Pick out the lines in the listing below that contain the word "this" and copy them.
— begin PROVIDED RECORDS —
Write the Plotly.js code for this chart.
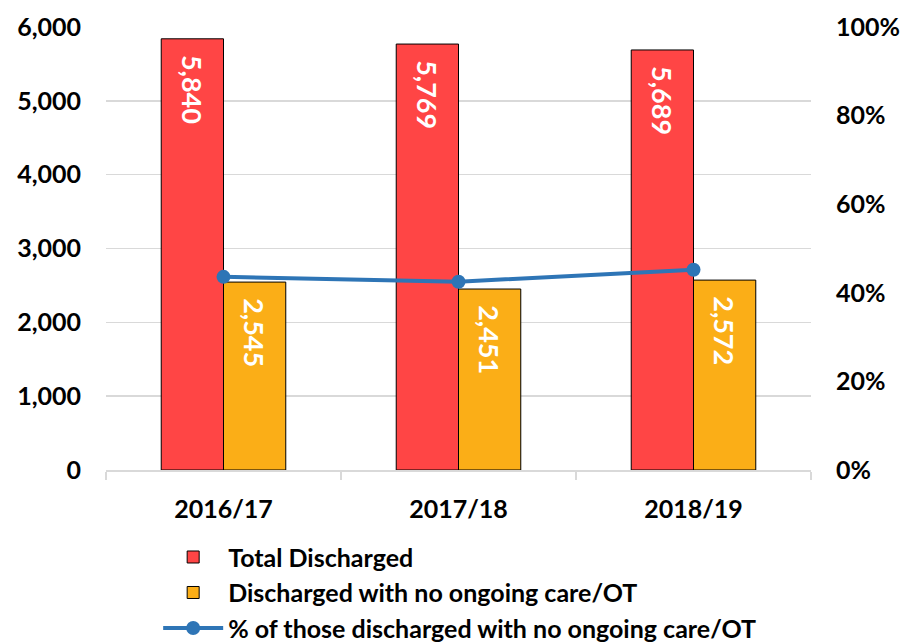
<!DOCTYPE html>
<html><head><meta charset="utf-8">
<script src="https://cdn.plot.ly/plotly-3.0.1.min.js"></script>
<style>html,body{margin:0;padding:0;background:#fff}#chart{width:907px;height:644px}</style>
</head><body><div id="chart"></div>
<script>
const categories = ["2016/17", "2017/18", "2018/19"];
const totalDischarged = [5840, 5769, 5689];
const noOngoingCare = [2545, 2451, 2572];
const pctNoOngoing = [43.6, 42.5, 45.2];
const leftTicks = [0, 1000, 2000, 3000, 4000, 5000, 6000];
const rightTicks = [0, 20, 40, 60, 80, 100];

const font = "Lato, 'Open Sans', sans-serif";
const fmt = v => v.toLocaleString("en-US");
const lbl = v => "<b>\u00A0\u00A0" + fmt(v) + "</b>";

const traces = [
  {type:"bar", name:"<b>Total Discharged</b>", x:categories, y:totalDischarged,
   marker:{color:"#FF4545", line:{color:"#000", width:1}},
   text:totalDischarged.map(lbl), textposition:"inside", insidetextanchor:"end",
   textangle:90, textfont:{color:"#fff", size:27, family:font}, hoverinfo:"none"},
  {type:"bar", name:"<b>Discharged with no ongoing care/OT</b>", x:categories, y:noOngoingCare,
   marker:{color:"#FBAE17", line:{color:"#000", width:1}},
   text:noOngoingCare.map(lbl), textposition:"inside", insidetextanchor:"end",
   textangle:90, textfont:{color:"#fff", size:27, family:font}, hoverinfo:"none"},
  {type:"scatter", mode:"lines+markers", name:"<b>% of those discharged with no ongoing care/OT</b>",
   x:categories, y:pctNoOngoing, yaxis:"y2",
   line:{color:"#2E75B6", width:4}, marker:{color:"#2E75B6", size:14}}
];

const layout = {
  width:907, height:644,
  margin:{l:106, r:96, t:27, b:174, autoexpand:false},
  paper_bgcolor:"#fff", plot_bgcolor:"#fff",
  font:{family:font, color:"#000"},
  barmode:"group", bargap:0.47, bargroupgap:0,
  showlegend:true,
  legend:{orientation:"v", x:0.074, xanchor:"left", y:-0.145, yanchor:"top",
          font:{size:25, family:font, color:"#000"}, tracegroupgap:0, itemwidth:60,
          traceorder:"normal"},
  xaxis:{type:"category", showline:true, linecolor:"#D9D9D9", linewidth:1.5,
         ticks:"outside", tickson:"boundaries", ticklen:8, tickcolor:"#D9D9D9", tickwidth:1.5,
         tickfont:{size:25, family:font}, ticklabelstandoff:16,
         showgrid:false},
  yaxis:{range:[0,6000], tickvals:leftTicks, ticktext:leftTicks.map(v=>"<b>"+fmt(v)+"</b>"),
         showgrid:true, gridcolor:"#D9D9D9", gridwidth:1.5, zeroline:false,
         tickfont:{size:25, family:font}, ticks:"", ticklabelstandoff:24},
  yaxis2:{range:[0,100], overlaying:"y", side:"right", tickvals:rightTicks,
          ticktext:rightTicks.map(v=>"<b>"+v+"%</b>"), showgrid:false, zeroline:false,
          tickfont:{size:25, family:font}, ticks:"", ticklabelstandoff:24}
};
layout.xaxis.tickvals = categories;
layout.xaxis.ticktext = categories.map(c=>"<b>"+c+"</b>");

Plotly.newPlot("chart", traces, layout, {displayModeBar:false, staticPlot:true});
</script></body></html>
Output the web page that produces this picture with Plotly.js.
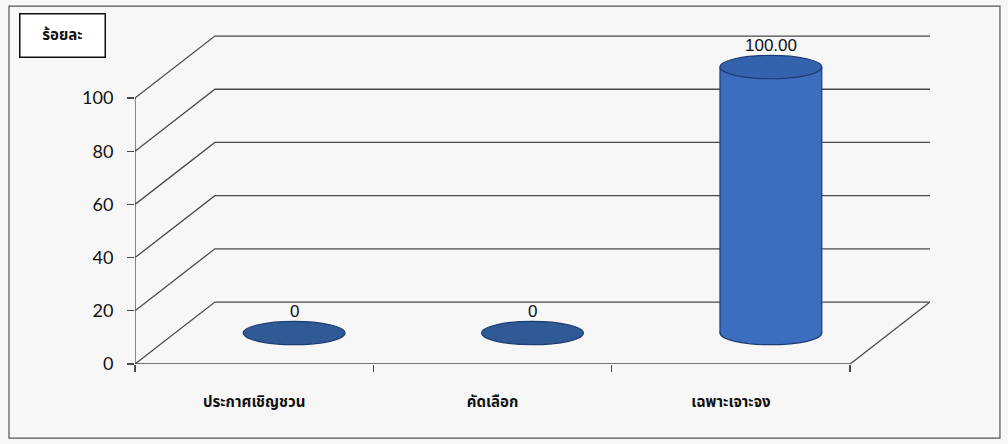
— end PROVIDED RECORDS —
:: IN RESPONSE ::
Write the Plotly.js code for this chart.
Output the web page that produces this picture with Plotly.js.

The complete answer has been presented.